L’authenticité que nous propose Zarathoustra et celle à laquelle Rolando nous incite, n’est pas d’aller à la recherche d’une essence dans les profondeurs de notre être, mais d’être fier de notre intégrité à SENTIR/PENSER/FAIRE, de la cohérence d’être qui nous sommes à chaque pas ou travail vers elle.
Un aspect de ce processus a à voir avec rompre les schémas et, en général, à suivre le cœur, à donner place au sentir et au corps. C’est la première rupture que fait une personne dans son processus d’intégration quand elle commence la Biodanza.
« Le plus profond est la peau » nous dit Paul Valéry.
Le deuxième processus, qui ne se fait pas toujours de manière simultanée, est de trouver une façon de rythmer cette liberté pour sentir avec une éthique de l’action.
Pour cela, Rolando nous invite à lire Spinoza. L’éthique des affections que propose le philosophe nous amène à nous reconnaître dans une trame de multiples affections. Mon action engage les autres, beaucoup d’autres, non seulement ceux qui sont directement impliqués mais aussi tout un réseau qui se tisse avec moi.
Ces affections ne vont pas seulement dans un sens. Quand Baruch Spinoza discute, demande et interroge certains principes de base du dogme juif dans les écrits du Talmud (auxquels par son rôle dans la synagogue il a accès), il affirme que Dieu est une substance infinie qui s’exprime en toutes choses existantes et qu’il n’est par conséquent pas hors de chacun de nous, mais que l’âme humaine est faite de la substance de Dieu, même dans ses errements.
Spinoza est expulsé de manière ignominieuse de la communauté. Non seulement il perd contact avec sa famille et doit quitter son village (puisque personne ne voulait même lui parler), mais il est aussi attaqué par quelqu’un qui le cherche. Il survit par hasard à l’attaque et conserve suspendu dans sa chambre le sac détruit afin de se rappeler comment son action avait affecté de telle manière les autres qu’ils ont dû l’attaquer ainsi.
Cela ne signifie pas cesser de penser, de sentir, de faire ce que nous considérons juste, mais nous amène à tenir en considération les effets et affects que notre action éveille. Être authentique ne nous rend pas moins responsable de notre action.
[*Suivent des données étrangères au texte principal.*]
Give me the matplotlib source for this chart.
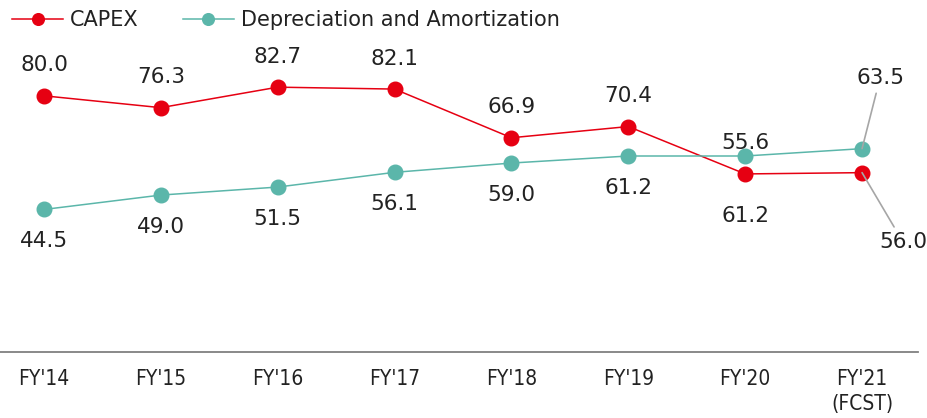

« Il n’y a dans l’âme aucune volonté absolue ou libre, mais l’âme est déterminée à vouloir ceci ou cela par une cause qui est aussi déterminée par une autre et ceci à l’infini. L’âme est une certaine façon de penser, non une cause libre de ses actions. De sorte que l’entendement et la volonté se lient aux particularités qui nous affectent. » (Spinoza, Éthique).
Ce que Spinoza nomme « affecter » est ce qui a une incidence sur notre mouvement ou notre repos, « de sorte qu’un seul et même corps est mu de différentes manières selon la diversité de la nature des corps qui le meuvent et, au contraire, des corps distincts sont mus de différentes manières par un seul et même corps. »
Mon mouvement, même le plus subtil, affecte beaucoup plus que ce que je peux voir. Nous sommes comme des petits cailloux tirés dans l’étang: nous voyons les premières ondes expansives de ce mouvement-amour que nous sommes, mais il nous est impossible de savoir jusqu’où arrivent les effets de notre acte.